BEST CLASSIC: Peter & Wendy

Boxing Day, STV, 8pm

You might not think the world needs another adaptation of JM Barrie’s classic, especially when the Hugh Jackman-starring prequel Pan failed to take flight at the box office this year. But at least this version is trying something different, beginning in contemporary Great Ormond Street Hospital as 12-year-old Lucy (Hazel Doupe) is being prepared for major heart surgery. After reading a certain story about a boy who can fly, she drifts off to sleep, reimagining the tale with herself as Wendy and the rest of the cast rounded out by friends and family, from her mum (Laura Fraser) as Mrs Darling to her surgeon (Stanley Tucci) as the croc-fearing Hook. Pop star Paloma Faith pops up as Tink.

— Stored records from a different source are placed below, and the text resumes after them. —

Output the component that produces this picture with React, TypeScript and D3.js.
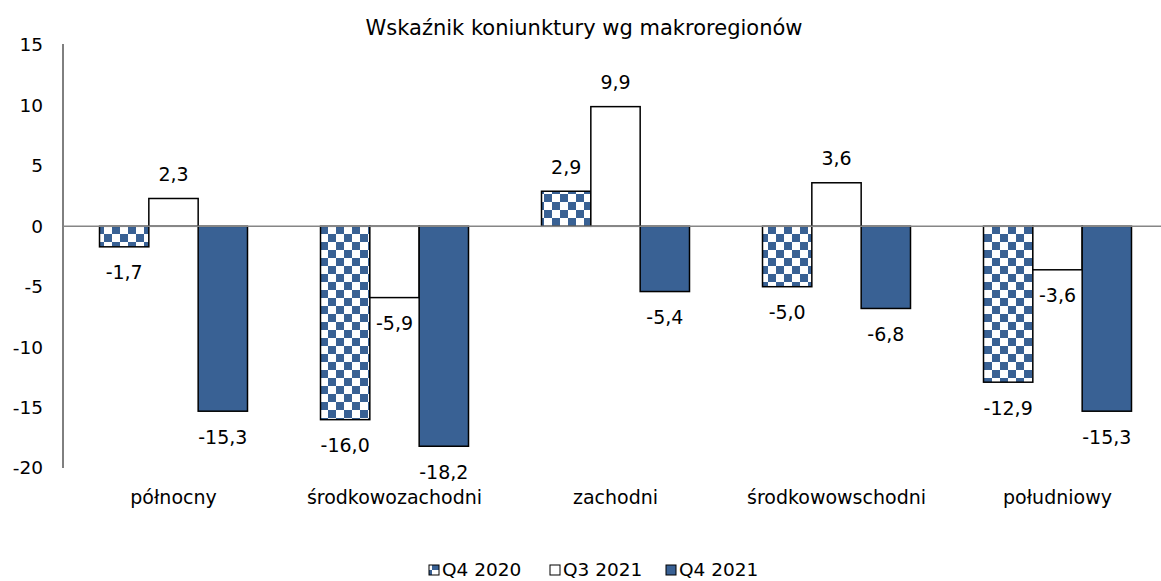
import React from "react";
import * as d3 from "d3";

const categories = ["północny", "środkowozachodni", "zachodni", "środkowowschodni", "południowy"];
const seriesNames = ["Q4 2020", "Q3 2021", "Q4 2021"];
const q4_2020 = [-1.7, -16.0, 2.9, -5.0, -12.9];
const q3_2021 = [2.3, -5.9, 9.9, 3.6, -3.6];
const q4_2021 = [-15.3, -18.2, -5.4, -6.8, -15.3];
const yTicks = [15, 10, 5, 0, -5, -10, -15, -20];
const title = "Wskaźnik koniunktury wg makroregionów";

const W = 1161;
const H = 581;
const BLUE = "#396194";
const FONT = "'DejaVu Sans', sans-serif";
const FS = 18.5;

export default function App() {
  const series = [q4_2020, q3_2021, q4_2021];
  const fills = ["url(#checker)", "#ffffff", BLUE];
  const x0 = d3.scaleBand<string>().domain(categories).range([63, 63 + 221 * 5]).paddingInner(0).paddingOuter(0);
  const groupW = 148;
  const x1 = d3.scaleBand<string>().domain(seriesNames).range([0, groupW]);
  const y = d3.scaleLinear().domain([-20, 15]).range([468, 45]);
  const fmt = (v: number) => v.toFixed(1).replace(".", ",");

  const legendX = [429, 550, 666];

  return (
    <svg width={W} height={H} style={{ position: "absolute", left: 0, top: 0 }} fontFamily={FONT}>
      <defs>
        <pattern id="checker" patternUnits="userSpaceOnUse" width={16} height={16} x={0} y={2}>
          <rect width={16} height={16} fill="#ffffff" />
          <rect x={0} y={0} width={8} height={8} fill={BLUE} />
          <rect x={8} y={8} width={8} height={8} fill={BLUE} />
        </pattern>
      </defs>
      <rect width={W} height={H} fill="#fff" />
      <text x={584} y={28} dy="0.35em" textAnchor="middle" fontSize={21} fill="#000">{title}</text>
      {/* y axis */}
      <line x1={63} x2={63} y1={44} y2={468} stroke="#000" strokeWidth={1} />
      {yTicks.map((t) => (
        <text key={t} x={43} y={y(t)} dy="0.35em" textAnchor="end" fontSize={FS} fill="#000">{t}</text>
      ))}
      {/* bars */}
      {categories.map((c, ci) => {
        const gx = (x0(c) as number) + (x0.bandwidth() - groupW) / 2;
        return (
          <g key={c}>
            {series.map((s, si) => {
              const v = s[ci];
              const bx = gx + (x1(seriesNames[si]) as number);
              const bw = x1.bandwidth();
              const top = Math.min(y(v), y(0));
              const h = Math.abs(y(v) - y(0));
              return (
                <rect key={si} x={bx} y={top} width={bw} height={h} fill={fills[si]} stroke="#000" strokeWidth={1.5} />
              );
            })}
          </g>
        );
      })}
      {/* zero line */}
      <line x1={63} x2={63 + 221 * 5} y1={y(0)} y2={y(0)} stroke="#868686" strokeWidth={1.5} />
      {/* labels */}
      {categories.map((c, ci) => {
        const gx = (x0(c) as number) + (x0.bandwidth() - groupW) / 2;
        return (
          <g key={c + "l"}>
            {series.map((s, si) => {
              const v = s[ci];
              const cx = gx + (x1(seriesNames[si]) as number) + x1.bandwidth() / 2;
              const ly = v >= 0 ? y(v) - 24 : y(v) + 26;
              return (
                <text key={si} x={cx} y={ly} dy="0.35em" textAnchor="middle" fontSize={19} fill="#000">{fmt(v)}</text>
              );
            })}
            <text x={(x0(c) as number) + x0.bandwidth() / 2} y={497} dy="0.35em" textAnchor="middle" fontSize={19} fill="#000">{c}</text>
          </g>
        );
      })}
      {/* legend */}
      {seriesNames.map((n, i) => (
        <g key={n}>
          <rect x={legendX[i]} y={565} width={10} height={10} fill={fills[i]} stroke="#000" strokeWidth={1} />
          <text x={legendX[i] + 13} y={570} dy="0.35em" fontSize={FS} fill="#000">{n}</text>
        </g>
      ))}
    </svg>
  );
}
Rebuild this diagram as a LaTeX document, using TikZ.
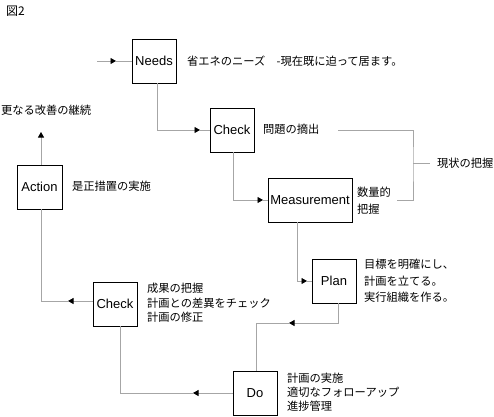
\documentclass[tikz,border=0pt]{standalone}
\usepackage{fontspec}
\setmainfont{Liberation Sans}
\newfontfamily\jp{Noto Sans CJK JP}
\usetikzlibrary{arrows.meta}
\begin{document}
\begin{tikzpicture}[x=1pt,y=-1pt,
  box/.style={draw=black,line width=0.9pt,fill=white,inner sep=0pt,
    minimum width=44pt,minimum height=44pt,font=\fontsize{13}{15}\selectfont},
  conn/.style={draw=black!35,line width=0.8pt},
  tip/.style={-{Triangle[length=5.5pt,width=6pt,color=black,fill=black]}},
  txt/.style={inner sep=0pt,anchor=west,align=left,font=\jp\fontsize{11.25}{14.3}\selectfont}]
\useasboundingbox (0,0) rectangle (494,416);

% boxes
\node[box] (needs) at (154,61) {Needs};
\node[box] (check1) at (232,130) {Check};
\node[box,minimum width=84pt] (meas) at (310,200) {Measurement};
\node[box] (plan) at (334,281) {Plan};
\node[box] (do) at (255,393) {Do};
\node[box] (check2) at (115,304) {Check};
\node[box,minimum width=45pt] (action) at (39.5,187) {Action};

% texts
\node[txt,font=\jp\fontsize{12}{14}\selectfont] (fig) at (6,11) {図2};
\node[txt] (tneeds) at (187,61) {省エネのニーズ　-現在既に迫って居ます。};
\node[txt] (tcheck1) at (263,129) {問題の摘出};
\node[txt] (genjo) at (437,163) {現状の把握};
\node[txt,font=\jp\fontsize{11.25}{17}\selectfont] (tmeas) at (357,201) {数量的\\把握};
\node[txt,font=\jp\fontsize{11.25}{16.3}\selectfont] (tplan) at (364,281) {目標を明確にし、\\計画を立てる。\\実行組織を作る。};
\node[txt] (tcheck2) at (147,303) {成果の把握\\計画との差異をチェック\\計画の修正};
\node[txt,font=\jp\fontsize{11.25}{14}\selectfont] (tdo) at (287,392) {計画の実施\\適切なフォローアップ\\進捗管理};
\node[txt] (taction) at (72,186) {是正措置の実施};
\node[txt] (tcont) at (1,110) {更なる改善の継続};

% arrow points
\coordinate (s0) at (97,61);
\coordinate (t1) at (116,61);
\coordinate (t2) at (200,130);
\coordinate (t3) at (263,200);
\coordinate (t4) at (307,281);
\coordinate (t5) at (289,323);
\coordinate (t6) at (193,393);
\coordinate (t7) at (68,301);
\coordinate (t8) at (41,132);

% connectors
\draw[conn,tip] (s0) -- (t1);
\draw[conn] (t1) -- (needs.west);

\draw[conn,tip] ([xshift=3pt]needs.south) |- (t2);
\draw[conn] (t2) -- (check1.west);

\draw[conn,tip] ([xshift=1pt]check1.south) |- (t3);
\draw[conn] (t3) -- (meas.west);

\draw[conn,tip] ([xshift=-13pt]meas.south) |- (t4);
\draw[conn] (t4) -- (plan.west);

\draw[conn,tip] ([xshift=4pt]plan.south) |- (t5);
\draw[conn] (t5) -| ([xshift=1pt]do.north);

\draw[conn,tip] (do.west) -- (t6);
\draw[conn] (t6) -| ([xshift=5pt]check2.south);

\draw[conn,tip] ([yshift=3pt]check2.west) -- (t7);
\draw[conn] (t7) -| ([xshift=1.5pt]action.south);

\draw[conn,tip] ([xshift=1.5pt]action.north) -- (t8);

% bracket
\coordinate (b1) at (338,130);
\coordinate (b2) at (397,200);
\coordinate (bk) at (413,163);
\coordinate (bg) at (430,163);
\draw[conn] (b1) -| (bk) |- (b2);
\draw[conn] (bk) -- (bg);
\end{tikzpicture}
\end{document}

BEST WHODUNIT: And Then There Were None

Boxing Day, BBC1, 9pm

Screening over three consecutive nights, this star-studded adaptation of the biggest-selling crime novel of all time (100 million copies sold, apparently) hopes to kickstart a new “Christie at Christmas” tradition. At the invitation of a mysterious couple, ten strangers – among them a thirsty playboy, a God-fearing spinster, a reckless doctor and a burdened businessman – find themselves stranded on an isolated island off the Devon coast. As they attempt to piece together why they’ve been summoned, the guests start to get bumped off, one by one. Charles Dance, Anna Maxwell Martin, the great Sam Neill and Miranda Richardson are among the top-drawer cast gliding around in natty 1930s threads, with Poldark’s hunky scythe-wielder Aidan Turner glowering as the secretive Lombard.